A court in Egypt has called for the live TV hanging of a convicted murderer, arguing that it could help deter copycat killers, according to a letter quoted by local media on Sunday.
During a highly-publicized two-day trial earlier this month, 21-year-old Mohamed Adel was convicted for killing fellow student Nayera Ashraf outside Mansoura University in northern Egypt in late June. It was reported that Adel stalked the girl for some time, and when she refused to marry him, he devised a gruesome plot to kill her.
According to video footage of the incident, which went viral on social media and sparked outrage across the country, Adel repeatedly stabbed Ashraf as she got off a bus near the university, jumped on her, and slit her throat in front of a number of horrified onlookers.
Adel pleaded guilty to the murder and was sentenced to death on July 6. However, due to the heinous nature of the murder, the court now wants to make an example out of Adel, and has asked the government to allow a live national TV broadcast of the execution.
The Mansoura Courthouse wrote a letter to Egypt’s parliament explaining that publicizing the sentencing was not enough to deter similar crimes from happening in the future.
“The broadcast, even if only part of the start of proceedings, could achieve the goal of deterrence, which was not achieved by broadcasting the sentencing itself,” the letter reads, as reported by local media.
Adel’s attorney, Farid El-Deeb, who was a defense lawyer for the late ex-Egyptian President Hosni Mubarak, insists that his client does not deserve the death penalty and has vowed to appeal the verdict.
The last time a capital punishment was broadcast on Egyptian national television was in 1998, when the state executed three men who killed a woman and her two children in their home in Cairo.
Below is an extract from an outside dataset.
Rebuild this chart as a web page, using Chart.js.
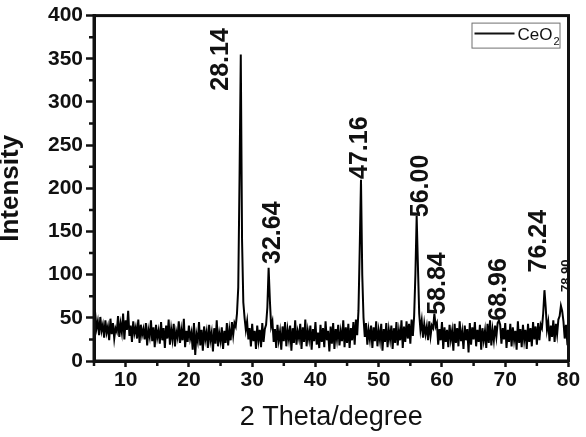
<!DOCTYPE html>
<html>
<head>
<meta charset="utf-8">
<script src="https://cdn.jsdelivr.net/npm/chart.js@4.4.1/dist/chart.umd.min.js"></script>
<style>
html,body{margin:0;padding:0;background:#fff;}
#wrap{width:586px;height:437px;position:relative;}
</style>
</head>
<body>
<div id="wrap"><canvas id="c" width="586" height="437"></canvas></div>
<script>
// ---- data ----
const thetaStart = 5;      // first 2θ value (degree)
const thetaStep = 0.2;     // 2θ sampling step (degree)
const intensity = [
  48, 54, 38, 46, 30, 51, 35, 42, 27, 47,
  33, 40, 24, 49, 31, 44, 26, 38, 34, 52,
  28, 43, 33, 55, 25, 47, 36, 58, 29, 41,
  22, 46, 32, 39, 26, 48, 21, 42, 30, 37,
  25, 44, 18, 36, 28, 47, 23, 39, 16, 42,
  27, 35, 20, 45, 24, 38, 15, 41, 26, 48,
  19, 37, 25, 43, 17, 34, 27, 46, 21, 36,
  24, 49, 16, 35, 22, 41, 26, 33, 13, 44,
  7, 31, 23, 45, 18, 36, 12, 40, 25, 34,
  15, 42, 24, 33, 11, 38, 20, 47, 17, 32,
  23, 39, 14, 35, 21, 44, 18, 36, 24, 45,
  30, 44, 40, 55, 85, 210, 355, 140, 68, 50,
  36, 46, 25, 38, 17, 43, 23, 35, 14, 41,
  24, 36, 16, 44, 22, 37, 42, 62, 108, 70,
  40, 46, 22, 37, 15, 42, 24, 34, 13, 40,
  23, 45, 17, 36, 25, 41, 12, 38, 21, 47,
  19, 34, 26, 43, 14, 39, 22, 48, 17, 35,
  25, 41, 13, 37, 23, 45, 19, 33, 15, 42,
  22, 38, 16, 46, 24, 35, 11, 40, 20, 44,
  14, 37, 25, 42, 18, 34, 23, 47, 16, 39,
  21, 43, 15, 38, 24, 45, 19, 48, 30, 58,
  130, 210, 100, 50, 28, 44, 19, 36, 25, 41,
  15, 39, 23, 46, 17, 35, 24, 43, 12, 37,
  22, 44, 16, 36, 25, 41, 14, 38, 21, 45,
  18, 35, 24, 47, 15, 40, 22, 46, 26, 43,
  20, 48, 29, 52, 100, 168, 110, 55, 36, 47,
  27, 43, 31, 40, 24, 46, 29, 41, 38, 55,
  40, 44, 19, 37, 24, 45, 14, 39, 22, 36,
  16, 42, 25, 35, 12, 43, 21, 38, 17, 46,
  23, 34, 14, 41, 24, 37, 10, 44, 19, 39,
  25, 45, 17, 36, 22, 42, 13, 38, 24, 35,
  15, 43, 21, 47, 18, 36, 24, 41, 28, 44,
  47, 42, 20, 38, 25, 44, 15, 36, 22, 43,
  17, 39, 24, 35, 13, 46, 21, 37, 16, 42,
  24, 36, 14, 43, 22, 38, 17, 45, 25, 40,
  19, 44, 24, 42, 38, 55, 82, 62, 36, 45,
  23, 41, 28, 47, 22, 43, 31, 48, 52, 64,
  58, 46, 26, 42, 22, 25
];
const peakTheta = [28.14, 32.64, 47.16, 56.00, 58.84, 68.96, 76.24, 78.90];
const peakIntensity = [355, 108, 210, 168, 55, 47, 82, 64];
const peakLabels = ['28.14', '32.64', '47.16', '56.00', '58.84', '68.96', '76.24', '78.90'];
const xMajorTicks = [10, 20, 30, 40, 50, 60, 70, 80];
const xMinorTicks = [5, 15, 25, 35, 45, 55, 65, 75];
const yMajorTicks = [0, 50, 100, 150, 200, 250, 300, 350, 400];
const yMinorTicks = [25, 75, 125, 175, 225, 275, 325, 375];
const seriesName = 'CeO\u2082';

// ---- styles ----
const FONT = '"Liberation Sans", Arial, Helvetica, sans-serif';
const labelOffsets = [[-19, 5], [4, -35], [-1, -32], [4, -30], [3, -30], [0, -31], [-6, -49], [5, -30]];
const labelSizes = [25, 25, 25, 25, 25, 25, 25, 13];

const points = intensity.map((v, i) => ({x: thetaStart + i * thetaStep, y: v}));

const framePlugin = {
  id: 'frame',
  afterDraw(chart) {
    const {ctx, chartArea: a, scales: {x, y}} = chart;
    ctx.save();
    ctx.strokeStyle = '#111';
    ctx.lineWidth = 3;
    ctx.strokeRect(a.left, a.top, a.right - a.left, a.bottom - a.top);
    // minor ticks
    ctx.lineWidth = 2.5;
    ctx.beginPath();
    xMinorTicks.forEach(v => {
      const px = x.getPixelForValue(v);
      ctx.moveTo(px, a.bottom);
      ctx.lineTo(px, a.bottom + 5);
    });
    yMinorTicks.forEach(v => {
      const py = y.getPixelForValue(v);
      ctx.moveTo(a.left, py);
      ctx.lineTo(a.left - 5, py);
    });
    ctx.stroke();
    // peak labels
    ctx.fillStyle = '#111';
    ctx.textAlign = 'center';
    ctx.textBaseline = 'middle';
    peakTheta.forEach((t, i) => {
      const px = x.getPixelForValue(t) + labelOffsets[i][0];
      const py = y.getPixelForValue(peakIntensity[i]) + labelOffsets[i][1];
      ctx.save();
      ctx.translate(px, py);
      ctx.rotate(-Math.PI / 2);
      ctx.font = 'bold ' + labelSizes[i] + 'px ' + FONT;
      ctx.fillText(peakLabels[i], 0, 0);
      ctx.restore();
    });
    // legend
    const bx = a.right - 97, by = a.top + 7;
    ctx.strokeStyle = '#707070';
    ctx.lineWidth = 1;
    ctx.strokeRect(bx + 0.5, by + 0.5, 88, 25);
    ctx.strokeStyle = '#111';
    ctx.lineWidth = 2;
    ctx.beginPath();
    ctx.moveTo(bx + 3, by + 11);
    ctx.lineTo(bx + 43, by + 11);
    ctx.stroke();
    ctx.textAlign = 'left';
    ctx.textBaseline = 'alphabetic';
    ctx.font = '17px ' + FONT;
    ctx.fillText('CeO', bx + 46, by + 17);
    const w = ctx.measureText('CeO').width;
    ctx.font = '11px ' + FONT;
    ctx.fillText('2', bx + 47 + w, by + 22);
    ctx.restore();
  }
};

new Chart(document.getElementById('c'), {
  type: 'line',
  data: {
    datasets: [{
      label: seriesName,
      data: points,
      borderColor: '#000',
      borderWidth: 2,
      pointRadius: 0,
      tension: 0,
      fill: false
    }]
  },
  options: {
    responsive: false,
    animation: false,
    layout: {padding: {left: 0, top: 13, right: 17.5, bottom: 0}},
    plugins: {legend: {display: false}, tooltip: {enabled: false}},
    scales: {
      x: {
        type: 'linear',
        min: 5, max: 80,
        border: {display: true, width: 3, color: '#111'},
        grid: {drawOnChartArea: false, drawTicks: true, tickLength: 6, tickWidth: 2.5, tickColor: '#111'},
        ticks: {color: '#111', font: {family: FONT, size: 21, weight: 'bold'}, padding: 1, maxRotation: 0, autoSkip: false},
        afterBuildTicks(s) { s.ticks = xMajorTicks.map(v => ({value: v})); },
        afterFit(s) { s.height = 76; },
        title: {display: true, text: '2 Theta/degree', color: '#111', font: {family: FONT, size: 27}, padding: {top: 0, bottom: 3}}
      },
      y: {
        min: 0, max: 400,
        border: {display: true, width: 3, color: '#111'},
        grid: {drawOnChartArea: false, drawTicks: true, tickLength: 8, tickWidth: 2.5, tickColor: '#111'},
        ticks: {color: '#111', font: {family: FONT, size: 21, weight: 'bold'}, padding: 3, autoSkip: false},
        afterBuildTicks(s) { s.ticks = yMajorTicks.map(v => ({value: v})); },
        afterFit(s) { s.width = 94; },
        title: {display: true, text: 'Intensity', color: '#111', font: {family: FONT, size: 26, weight: 'bold', lineHeight: 0.8}, padding: 0}
      }
    }
  },
  plugins: [framePlugin]
});
</script>
</body>
</html>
The murder of Ashraf, as well as other high-profile killings of women in Jordan and the UAE that happened within the same month have caused an uproar across the region and on social media. Women’s rights activists are now demanding justice and decrying the recent surge in violence against women in the Arab world.
The Egyptian Edraak Foundation for Development and Equality has said that it has documented 335 violent crimes against women and girls in Egypt between January and April of this year alone and that the country has been witnessing a “notable rise” in gender-based violence, with 813 cases being reported in 2021 compared to 415 in 2020.
According to a 2015 UN survey, nearly eight million Egyptian women claim to have experienced violence perpetrated by their husbands or relatives or by strangers on the street.